## [STATED EXERCISE]
Write out the material exactly, leaving every picture behind.

══ PROVIDED MATERIAL

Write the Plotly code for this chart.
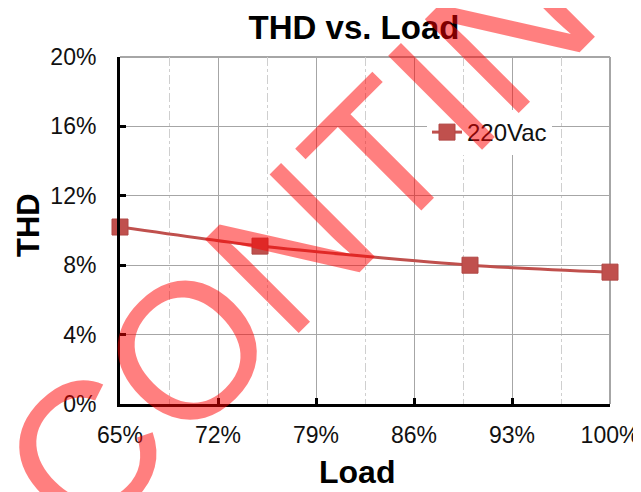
import plotly.graph_objects as go

# data
load = [65, 75, 90, 100]
thd = [10.2, 9.1, 8.0, 7.6]
series_name = "220Vac"
x_ticks = [65, 72, 79, 86, 93, 100]
x_labels = ["65%", "72%", "79%", "86%", "93%", "100%"]
y_ticks = [0, 4, 8, 12, 16, 20]
y_labels = ["0%", "4%", "8%", "12%", "16%", "20%"]
watermark = "DISCONTINUED"

OFF = 8  # page body margin
W, H = 641 - OFF, 492 - OFF
ML, MR, MT, MB = 112, 31, 49, 88
PW, PH = W - ML - MR, H - MT - MB

def px(sx):
    return (sx - OFF - ML) / PW

def py(sy):
    return 1 - (sy - OFF - MT) / PH

RED = "#C0504D"
FONT = "Arial, Liberation Sans, sans-serif"

fig = go.Figure()
fig.add_trace(go.Scatter(
    x=load, y=thd, name=series_name, mode="lines+markers",
    line=dict(color=RED, width=3, shape="spline", smoothing=0.6),
    marker=dict(symbol="square", size=16, color=RED, line=dict(color="#B04744", width=1)),
    cliponaxis=False,
))

fig.update_layout(
    width=W, height=H,
    margin=dict(l=ML, r=MR, t=MT, b=MB, autoexpand=False),
    paper_bgcolor="white", plot_bgcolor="white",
    font=dict(family=FONT, color="#111111", size=23),
    showlegend=True,
    legend=dict(x=px(427), y=py(110), xanchor="left", yanchor="top",
                bgcolor="white", borderwidth=0,
                font=dict(size=24, color="#111111"),
                itemwidth=30, tracegroupgap=0),
    xaxis=dict(
        range=[65, 100], tickmode="array", tickvals=x_ticks, ticktext=x_labels,
        showline=True, linecolor="black", linewidth=3,
        ticks="inside", ticklen=6, tickwidth=3, tickcolor="black",
        showgrid=True, gridcolor="#A6A6A6", gridwidth=1,
        minor=dict(tick0=68.5, dtick=7, showgrid=True, griddash="dashdot",
                   gridcolor="#CFCFCF", gridwidth=1, ticks=""),
        zeroline=False, tickfont=dict(size=23), ticklabelstandoff=8,
    ),
    yaxis=dict(
        range=[0, 20], tickmode="array", tickvals=y_ticks, ticktext=y_labels,
        showline=True, linecolor="black", linewidth=3,
        ticks="inside", ticklen=6, tickwidth=3, tickcolor="black",
        showgrid=True, gridcolor="#A6A6A6", gridwidth=1,
        zeroline=False, tickfont=dict(size=23), ticklabelstandoff=16,
    ),
    title=dict(text="<b>THD vs. Load</b>", font=dict(size=33, color="black"),
               x=(354 - OFF) / W, xanchor="center", y=1 - (27 - OFF) / H, yanchor="middle"),
)

# axis titles
fig.add_annotation(text="<b>Load</b>", xref="paper", yref="paper", x=px(357), y=py(472),
                   xanchor="center", yanchor="middle", showarrow=False,
                   font=dict(family=FONT, size=32, color="black"))
fig.add_annotation(text="<b>THD</b>", xref="paper", yref="paper", x=px(28), y=py(225),
                   xanchor="center", yanchor="middle", showarrow=False, textangle=-90,
                   font=dict(family=FONT, size=31, color="black"))

# gray top/right border
fig.add_shape(type="line", xref="paper", yref="paper", x0=0, x1=1, y0=1, y1=1,
              line=dict(color="#A6A6A6", width=2), layer="below")
fig.add_shape(type="line", xref="paper", yref="paper", x0=1, x1=1, y0=0, y1=1,
              line=dict(color="#A6A6A6", width=2), layer="below")

# watermark
fig.add_annotation(
    text=watermark, xref="paper", yref="paper", x=px(327), y=py(210),
    xanchor="center", yanchor="middle", showarrow=False, textangle=-45,
    font=dict(family=FONT, size=193, color="rgba(255,0,0,0.5)"),
)

fig.write_html("out.html")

════

## [EXPECTED ANSWER]
Write the Plotly code for this chart.
import plotly.graph_objects as go

# data
load = [65, 75, 90, 100]
thd = [10.2, 9.1, 8.0, 7.6]
series_name = "220Vac"
x_ticks = [65, 72, 79, 86, 93, 100]
x_labels = ["65%", "72%", "79%", "86%", "93%", "100%"]
y_ticks = [0, 4, 8, 12, 16, 20]
y_labels = ["0%", "4%", "8%", "12%", "16%", "20%"]
watermark = "DISCONTINUED"

OFF = 8  # page body margin
W, H = 641 - OFF, 492 - OFF
ML, MR, MT, MB = 112, 31, 49, 88
PW, PH = W - ML - MR, H - MT - MB

def px(sx):
    return (sx - OFF - ML) / PW

def py(sy):
    return 1 - (sy - OFF - MT) / PH

RED = "#C0504D"
FONT = "Arial, Liberation Sans, sans-serif"

fig = go.Figure()
fig.add_trace(go.Scatter(
    x=load, y=thd, name=series_name, mode="lines+markers",
    line=dict(color=RED, width=3, shape="spline", smoothing=0.6),
    marker=dict(symbol="square", size=16, color=RED, line=dict(color="#B04744", width=1)),
    cliponaxis=False,
))

fig.update_layout(
    width=W, height=H,
    margin=dict(l=ML, r=MR, t=MT, b=MB, autoexpand=False),
    paper_bgcolor="white", plot_bgcolor="white",
    font=dict(family=FONT, color="#111111", size=23),
    showlegend=True,
    legend=dict(x=px(427), y=py(110), xanchor="left", yanchor="top",
                bgcolor="white", borderwidth=0,
                font=dict(size=24, color="#111111"),
                itemwidth=30, tracegroupgap=0),
    xaxis=dict(
        range=[65, 100], tickmode="array", tickvals=x_ticks, ticktext=x_labels,
        showline=True, linecolor="black", linewidth=3,
        ticks="inside", ticklen=6, tickwidth=3, tickcolor="black",
        showgrid=True, gridcolor="#A6A6A6", gridwidth=1,
        minor=dict(tick0=68.5, dtick=7, showgrid=True, griddash="dashdot",
                   gridcolor="#CFCFCF", gridwidth=1, ticks=""),
        zeroline=False, tickfont=dict(size=23), ticklabelstandoff=8,
    ),
    yaxis=dict(
        range=[0, 20], tickmode="array", tickvals=y_ticks, ticktext=y_labels,
        showline=True, linecolor="black", linewidth=3,
        ticks="inside", ticklen=6, tickwidth=3, tickcolor="black",
        showgrid=True, gridcolor="#A6A6A6", gridwidth=1,
        zeroline=False, tickfont=dict(size=23), ticklabelstandoff=16,
    ),
    title=dict(text="<b>THD vs. Load</b>", font=dict(size=33, color="black"),
               x=(354 - OFF) / W, xanchor="center", y=1 - (27 - OFF) / H, yanchor="middle"),
)

# axis titles
fig.add_annotation(text="<b>Load</b>", xref="paper", yref="paper", x=px(357), y=py(472),
                   xanchor="center", yanchor="middle", showarrow=False,
                   font=dict(family=FONT, size=32, color="black"))
fig.add_annotation(text="<b>THD</b>", xref="paper", yref="paper", x=px(28), y=py(225),
                   xanchor="center", yanchor="middle", showarrow=False, textangle=-90,
                   font=dict(family=FONT, size=31, color="black"))

# gray top/right border
fig.add_shape(type="line", xref="paper", yref="paper", x0=0, x1=1, y0=1, y1=1,
              line=dict(color="#A6A6A6", width=2), layer="below")
fig.add_shape(type="line", xref="paper", yref="paper", x0=1, x1=1, y0=0, y1=1,
              line=dict(color="#A6A6A6", width=2), layer="below")

# watermark
fig.add_annotation(
    text=watermark, xref="paper", yref="paper", x=px(327), y=py(210),
    xanchor="center", yanchor="middle", showarrow=False, textangle=-45,
    font=dict(family=FONT, size=193, color="rgba(255,0,0,0.5)"),
)

fig.write_html("out.html")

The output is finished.